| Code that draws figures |

■ ■ ■ ■ ■

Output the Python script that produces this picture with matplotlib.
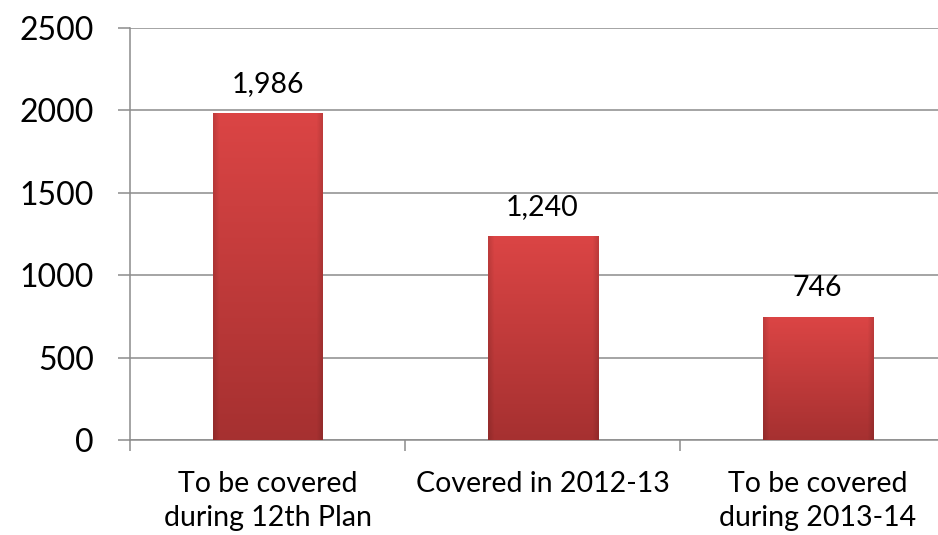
import numpy as np
import matplotlib
matplotlib.use("Agg")
import matplotlib.pyplot as plt
from matplotlib.ticker import FixedLocator

categories = ["To be covered\nduring 12th Plan", "Covered in 2012-13", "To be covered\nduring 2013-14"]
values = [1986, 1240, 746]
value_labels = ["1,986", "1,240", "746"]
y_ticks = [0, 500, 1000, 1500, 2000, 2500]

plt.rcParams['font.family'] = ['Lato', 'DejaVu Sans']

fig = plt.figure(figsize=(9.38, 5.35), dpi=100)
ax = fig.add_axes([130/938, 95/535, 825/938, 412/535])

grid_col = '#8c8c8c'
x = np.arange(len(values))
bar_w = 0.4
bars = ax.bar(x, values, width=bar_w, color='#c93b3b', zorder=3, linewidth=0)

# gradient fill for bars (top lighter, bottom darker, edges darker)
ny, nx = 200, 60
t = np.linspace(0, 1, ny)[:, None]
s = np.linspace(0, 1, nx)[None, :]
top = np.array([0.86, 0.27, 0.27])
bot = np.array([0.65, 0.19, 0.19])
base = top[None, None, :] * (1 - t[..., None]) + bot[None, None, :] * t[..., None]
edge = np.minimum(s, 1 - s)
shade = np.clip(edge / 0.05, 0, 1) * 0.12 + 0.88
img = base * shade[..., None]
img = np.broadcast_to(img, (ny, nx, 3)).copy()
for b in bars:
    x0, y0 = b.get_x(), b.get_y()
    w, h = b.get_width(), b.get_height()
    im = ax.imshow(img, extent=[x0, x0 + w, y0, y0 + h], aspect='auto',
                   origin='upper', zorder=4, interpolation='bilinear')
    im.set_clip_path(b)

for xi, v, lab in zip(x, values, value_labels):
    ax.annotate(lab, (xi, v), xytext=(0, 15), textcoords='offset points',
                ha='center', va='baseline', fontsize=20.5, color='black', zorder=5)

ax.set_xlim(-0.5, 2.5)
ax.set_ylim(0, 2500)
ax.set_yticks(y_ticks)
ax.set_yticklabels([str(v) for v in y_ticks])
ax.yaxis.grid(True, color=grid_col, linewidth=1.1, zorder=0)
ax.set_axisbelow(True)

ax.xaxis.set_major_locator(FixedLocator([-0.5, 0.5, 1.5, 2.5]))
ax.xaxis.set_minor_locator(FixedLocator(x))
ax.set_xticklabels([], minor=False)
ax.set_xticklabels(categories, minor=True, fontsize=20.5, linespacing=1.4)
ax.tick_params(axis='x', which='major', length=8, width=1.1, color=grid_col)
ax.tick_params(axis='x', which='minor', length=0, pad=22)
ax.tick_params(axis='y', which='major', length=9, width=1.1, color=grid_col,
               labelsize=23, pad=17)

for sp in ['top', 'right']:
    ax.spines[sp].set_visible(False)
for sp in ['left', 'bottom']:
    ax.spines[sp].set_color(grid_col)
    ax.spines[sp].set_linewidth(1.1)

fig.savefig('out.png', dpi=100)
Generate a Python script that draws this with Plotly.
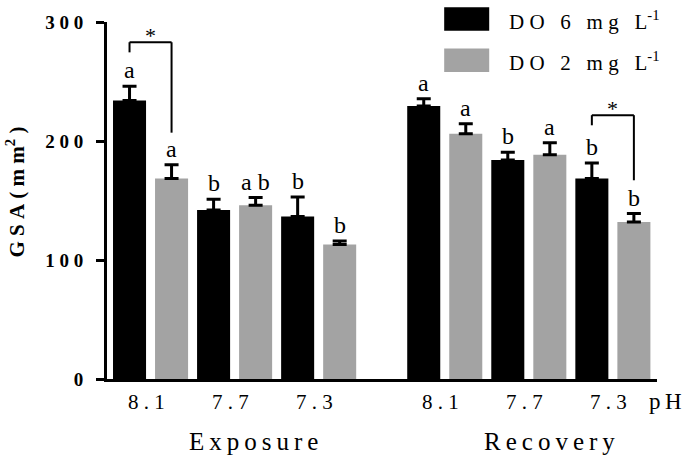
import plotly.graph_objects as go

# ---- data ----
ph_labels = ["8.1", "7.7", "7.3", "8.1", "7.7", "7.3"]
phases = ["Exposure", "Recovery"]
do6_mean = [234, 142, 136.5, 229.5, 184, 168.5]
do6_err = [12, 9, 16.5, 6, 6.5, 13]
do2_mean = [168.5, 146, 113, 206, 188.5, 132]
do2_err = [11.5, 6.5, 3, 8.5, 10, 7]
do6_letters = ["a", "b", "b", "a", "b", "b"]
do2_letters = ["a", "a b", "b", "a", "a", "b"]
y_ticks = [0, 100, 200, 300]
# significance brackets: (group index, bracket level)
sig_pairs = [(0, 283), (5, 221.7)]

# ---- layout helpers ----
W, H = 685, 456
L, R, T, B = 107, 28.3, 15, 77
PW, PH = W - L - R, H - T - B
FONT = "Liberation Serif, Times New Roman, Times, serif"
NB = "\u00a0"

def spaced(s, gap=NB):
    return gap.join(s)

def black_slot(i):
    return 2 * i + (1 if i >= 3 else 0)

xb = [black_slot(i) for i in range(6)]
xg = [s + 1 for s in xb]

def px(x):
    return (x - L) / PW

def ppy(y):
    return (T + PH - y) / PH

fig = go.Figure()
fig.add_trace(go.Bar(
    x=xb, y=do6_mean, width=0.786, marker=dict(color="black", line=dict(width=0)),
    error_y=dict(type="data", array=do6_err, arrayminus=[0] * 6, symmetric=False,
                 thickness=3, width=7, color="black"),
    name="DO 6 mg L-1", showlegend=False, hoverinfo="skip"))
fig.add_trace(go.Bar(
    x=xg, y=do2_mean, width=0.786, marker=dict(color="#a3a3a3", line=dict(width=0)),
    error_y=dict(type="data", array=do2_err, arrayminus=[0] * 6, symmetric=False,
                 thickness=3, width=7, color="black"),
    name="DO 2 mg L-1", showlegend=False, hoverinfo="skip"))

ann = []
for xs, m, e, lets in [(xb, do6_mean, do6_err, do6_letters), (xg, do2_mean, do2_err, do2_letters)]:
    for x, v, er, t in zip(xs, m, e, lets):
        ann.append(dict(x=x, y=v + er, text=t.replace(" ", NB), showarrow=False, yanchor="bottom",
                        yshift=1, font=dict(family=FONT, size=24, color="black")))

shapes = []
for gi, lvl in sig_pairs:
    x0, x1 = xb[gi], xg[gi]
    top1 = do2_mean[gi] + do2_err[gi]
    leg0 = lvl - 8.5
    leg1 = top1 + 27 if gi == 0 else top1 + 28
    for (a0, a1, b0, b1) in [(x0, x0, leg0, lvl), (x0, x1, lvl, lvl), (x1, x1, leg1, lvl)]:
        shapes.append(dict(type="line", x0=a0, x1=a1, y0=b0, y1=b1, xref="x", yref="y",
                           line=dict(color="black", width=2)))
    ann.append(dict(x=(x0 + x1) / 2, y=lvl, text="*", showarrow=False, yanchor="bottom",
                    yshift=-8, font=dict(family=FONT, size=22, color="black")))

# legend
for (y0, y1), col, num in [((0, 24), "black", "6"), ((42, 66), "#a3a3a3", "2")]:
    shapes.append(dict(type="rect", xref="paper", yref="paper", x0=px(444), x1=px(489),
                       y0=ppy(y1), y1=ppy(y0), fillcolor=col, line=dict(width=0)))
    txt = ("D" + NB + "O" + NB * 3 + num + NB * 3 + "m" + NB + "g" + NB * 3 + "L"
           + "<sup>-1</sup>")
    ann.append(dict(xref="paper", yref="paper", x=px(507), y=ppy((y0 + y1) / 2 + 1),
                    xanchor="left", yanchor="middle", text=txt, showarrow=False,
                    font=dict(family=FONT, size=21, color="black")))

# x tick labels
for i, lab in enumerate(ph_labels):
    ann.append(dict(x=xb[i] + 0.4, y=ppy(402.5), yref="paper", text=spaced(lab),
                    showarrow=False, yanchor="middle",
                    font=dict(family=FONT, size=21, color="black")))
ann.append(dict(xref="paper", yref="paper", x=px(647), y=ppy(402), xanchor="left",
                yanchor="middle", text="p\u2009H", showarrow=False,
                font=dict(family=FONT, size=23, color="black")))
for xc, ph in zip([2.96, 9.99], phases):
    ann.append(dict(x=xc, y=ppy(443), yref="paper", text="\u2009".join(ph), showarrow=False,
                    yanchor="middle", font=dict(family=FONT, size=25, color="black")))

# y title
ann.append(dict(xref="paper", yref="paper", x=px(16), y=ppy(188), textangle=-90,
                text="<b>" + NB.join("GSA(mm") + "<sup>2</sup>" + NB + ")</b>", showarrow=False,
                xanchor="center", yanchor="middle",
                font=dict(family=FONT, size=21, color="black")))

fig.update_layout(
    width=W, height=H, margin=dict(l=L, r=R, t=T, b=B, pad=0),
    paper_bgcolor="white", plot_bgcolor="white", barmode="overlay",
    font=dict(family=FONT, color="black"),
    xaxis=dict(range=[-0.536, 12.55], showgrid=False, zeroline=False, showline=True,
               linecolor="black", linewidth=3, showticklabels=False, ticks=""),
    yaxis=dict(range=[0, 300], showgrid=False, zeroline=False, showline=True,
               linecolor="black", linewidth=3, ticks="outside", ticklen=8, tickwidth=3,
               tickcolor="black", tickvals=y_ticks,
               ticktext=["<b>" + NB.join(str(v)) + "</b>" for v in y_ticks],
               tickfont=dict(family=FONT, size=19, color="black"), ticklabelstandoff=9),
    annotations=ann, shapes=shapes,
)
fig.write_html("out.html", config={"displayModeBar": False},
               post_script="document.body.style.margin='0';document.body.style.overflow='hidden';")
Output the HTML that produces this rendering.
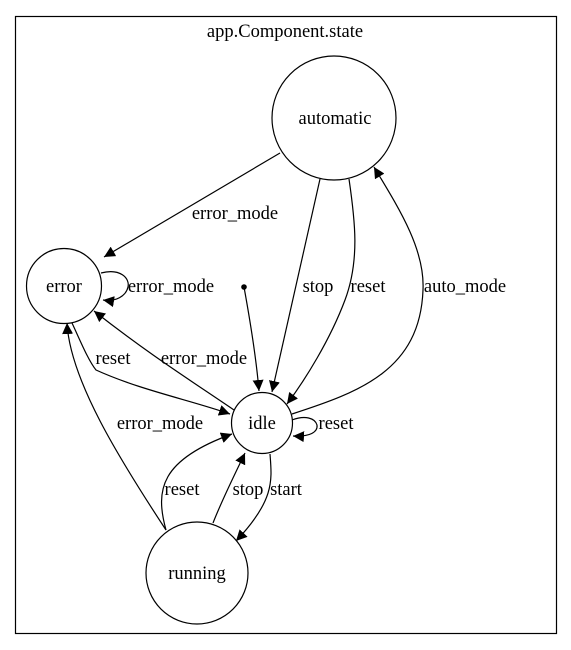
<!DOCTYPE html>
<html><head><style>body{margin:0;background:#fff}svg{display:block}text{font-family:"Liberation Serif",serif;font-size:18.5px;fill:#000}</style></head>
<body>
<svg width="571" height="650" viewBox="0 0 571 650">
<defs><marker id="a" viewBox="0 0 10 10" refX="10" refY="5" markerWidth="11" markerHeight="11" markerUnits="userSpaceOnUse" orient="auto"><path d="M0,0L10,5L0,10z" fill="#000"/></marker></defs>
<rect x="15.5" y="16.5" width="541" height="617" fill="none" stroke="#000" stroke-width="1.2"/>
<text x="285" y="37" text-anchor="middle">app.Component.state</text>
<g fill="none" stroke="#000" stroke-width="1.2">
<circle cx="334" cy="118" r="62"/>
<circle cx="64" cy="286" r="37.5"/>
<circle cx="262" cy="423" r="30.5"/>
<circle cx="197" cy="573" r="51"/>
<g marker-end="url(#a)">
<path d="M280,153 L104,257"/>
<path d="M101,273 C120,268 130,278 128,287 C126,296 116,302 103,300"/>
<path d="M244,287 C250,320 256,355 259,391"/>
<path d="M320,179 L272,392"/>
<path d="M349,179 C355,220 360,260 345,300 C330,340 305,380 287,404"/>
<path d="M292,414 C360,392 420,370 423,290 C425,250 400,210 374,167"/>
<path d="M234,410 C190,380 150,355 94,311"/>
<path d="M72,323 C80,340 88,360 96,370 C140,390 190,400 230,414"/>
<path d="M166,530 C120,460 70,380 67,323"/>
<path d="M166,530 C155,490 160,460 232,434"/>
<path d="M213,523 C222,500 232,480 245,453"/>
<path d="M270,454 C272,480 275,500 236,541"/>
<path d="M292,420 C305,415 315,418 317,425 C318,432 310,437 293,436"/>
</g>
</g>
<circle cx="244" cy="287" r="2.8" fill="#000"/>
<text x="335" y="124" text-anchor="middle">automatic</text>
<text x="64" y="292" text-anchor="middle">error</text>
<text x="262" y="429" text-anchor="middle">idle</text>
<text x="197" y="579" text-anchor="middle">running</text>
<text x="235" y="219" text-anchor="middle">error_mode</text>
<text x="171" y="292" text-anchor="middle">error_mode</text>
<text x="318" y="292" text-anchor="middle">stop</text>
<text x="368" y="292" text-anchor="middle">reset</text>
<text x="465" y="292" text-anchor="middle">auto_mode</text>
<text x="113" y="364" text-anchor="middle">reset</text>
<text x="204" y="364" text-anchor="middle">error_mode</text>
<text x="160" y="429" text-anchor="middle">error_mode</text>
<text x="336" y="429" text-anchor="middle">reset</text>
<text x="182" y="495" text-anchor="middle">reset</text>
<text x="248" y="495" text-anchor="middle">stop</text>
<text x="286" y="495" text-anchor="middle">start</text>
</svg>
</body></html>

■ ■ ■ ■ ■

Pictures stay out. Repeat only the lines from the beginning of the data through the line that has "color='#c93b3b', zorder=3, linewidth=0)".

Output the Python script that produces this picture with matplotlib.
import numpy as np
import matplotlib
matplotlib.use("Agg")
import matplotlib.pyplot as plt
from matplotlib.ticker import FixedLocator

categories = ["To be covered\nduring 12th Plan", "Covered in 2012-13", "To be covered\nduring 2013-14"]
values = [1986, 1240, 746]
value_labels = ["1,986", "1,240", "746"]
y_ticks = [0, 500, 1000, 1500, 2000, 2500]

plt.rcParams['font.family'] = ['Lato', 'DejaVu Sans']

fig = plt.figure(figsize=(9.38, 5.35), dpi=100)
ax = fig.add_axes([130/938, 95/535, 825/938, 412/535])

grid_col = '#8c8c8c'
x = np.arange(len(values))
bar_w = 0.4
bars = ax.bar(x, values, width=bar_w, color='#c93b3b', zorder=3, linewidth=0)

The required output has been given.